On Syria, Obama bows to Americans’ weariness of wars

theGRIO REPORT - President Obama's Tuesday night speech, despite its strong defense of military action against Syria, was an acknowledgment that he had simply not convinced the American public, Congress or the international community of that argument...

President Obama’s Tuesday night speech, despite its strong defense of military action against Syria, was an acknowledgment that the president had simply not convinced the American public, Congress or the international community of that argument and would instead pursue a diplomatic resolution to Syria’s use of chemical weapons, even as American officials are wary any formal agreement can be reached.

“I know that after the terrible toll of Iraq and Afghanistan, the idea of any military action, no matter how limited, is not going to be popular.  After all, I’ve spent four and a half years working to end wars, not to start them.  Our troops are out of Iraq.  Our troops are coming home from Afghanistan.  And I know Americans want all of us in Washington– especially me — to concentrate on the task of building our nation here at home:  putting people back to work, educating our kids, growing our middle class,” he said.

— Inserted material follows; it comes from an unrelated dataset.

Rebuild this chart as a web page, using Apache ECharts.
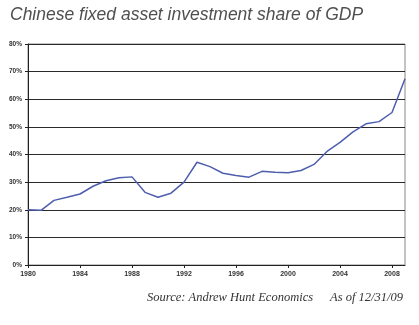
<!DOCTYPE html>
<html>
<head>
<meta charset="utf-8">
<script src="https://cdn.jsdelivr.net/npm/echarts@6/dist/echarts.min.js"></script>
<style>html,body{margin:0;padding:0;background:#fff;}#c{width:419px;height:325px;}</style>
</head>
<body>
<div id="c"></div>
<script>
const years = [1980,1981,1982,1983,1984,1985,1986,1987,1988,1989,1990,1991,1992,1993,1994,1995,1996,1997,1998,1999,2000,2001,2002,2003,2004,2005,2006,2007,2008,2009];
const sharePct = [20.0,19.8,23.4,24.5,25.7,28.5,30.5,31.6,31.9,26.3,24.5,26.0,30.0,37.2,35.6,33.2,32.4,31.8,33.9,33.6,33.4,34.2,36.4,41.1,44.4,48.2,51.1,51.9,55.2,67.4];
const titleText = 'Chinese fixed asset investment share of GDP';
const sourceText = 'Source: Andrew Hunt Economics';
const asOfText = 'As of 12/31/09';

const chart = echarts.init(document.getElementById('c'), null, {renderer: 'canvas'});
chart.setOption({
  backgroundColor: '#fff',
  animation: false,
  title: [
    {text: titleText, left: 5, top: 1, textStyle: {fontFamily: 'Liberation Sans, Arial', fontStyle: 'italic', fontWeight: 'normal', fontSize: 17.5, color: '#505050'}},
    {text: sourceText, left: 142, top: 286, textStyle: {fontFamily: 'Liberation Serif, Times New Roman', fontStyle: 'italic', fontWeight: 'normal', fontSize: 12.5, color: '#333'}},
    {text: asOfText, left: 325, top: 286, textStyle: {fontFamily: 'Liberation Serif, Times New Roman', fontStyle: 'italic', fontWeight: 'normal', fontSize: 12.5, color: '#333'}}
  ],
  grid: {left: 28, right: 14, top: 44, bottom: 60, show: true, borderColor: '#888', borderWidth: 1},
  xAxis: {
    type: 'value', min: 1980, max: 2009, interval: 4,
    axisLine: {show: true, lineStyle: {color: '#222', width: 1}},
    axisTick: {show: true, length: 3, lineStyle: {color: '#222'}},
    splitLine: {show: false},
    axisLabel: {fontSize: 7, color: '#333', fontWeight: 'bold', margin: 6, showMaxLabel: false,
      formatter: v => (v % 4 === 0 ? String(v) : '')}
  },
  yAxis: {
    type: 'value', min: 0, max: 80, interval: 10,
    axisLine: {show: true, lineStyle: {color: '#222', width: 1}},
    axisTick: {show: true, length: 3, lineStyle: {color: '#222'}},
    splitLine: {show: true, lineStyle: {color: '#2a2a2a', width: 1}},
    axisLabel: {fontSize: 6.5, color: '#333', fontWeight: 'bold', margin: 6, formatter: v => v + '%'}
  },
  series: [{
    type: 'line',
    data: years.map((y, i) => [y, sharePct[i]]),
    symbol: 'none',
    lineStyle: {color: '#4e5eae', width: 1.5},
    z: 5
  }]
});
</script>
</body>
</html>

He added, “It’s no wonder, then, that you’re asking hard questions.”

Obama directly raised some of the questions Americans had asked him and then addressed them in his 16-minute East Room speech. But that defense of military action was in some ways irrelevant. The president had already announced earlier in the day he would ask Congress to delay a vote on military strikes in Syria while he would send Secretary of State John Kerry to meet with and hopefully reach an agreement with the Russians on a program to limit and eventually destroy Syria’s chemical weapons.

Obama cast the Syrians’ acknowledgement that they have nuclear weapons and the Russians’ comments that they would agree to help eliminate the Syrian arsenal as a validation of his policy. And it is.

At the same time, Obama comments also illustrated how the shadow of the Iraq War has limited his actions as president. He twice said that America is “not the world’s policeman.” He promised any U.S. military action in Syria would not be nearly as expansive as in Libya, an intervention in which no U.S ground troops ever deployed and no American casualties were sustained. He pledged that the U.S. would not try to “remove another dictator with force.”

“America is not the world’s policeman.  Terrible things happen across the globe, and it is beyond our means to right every wrong,” he said.

In the speech, Obama pointedly said the U.S. would still consider military strikes if Syria refused to cooperate with an international process to give up its chemical weapons.

But such a strike now seems highly unlikely. Obama has said for days that the American public, through Congress, needed to have its position heard on Syria. Americans have resoundingly rejected the president’s first policy on Syria. He has now wisely adopted a new one.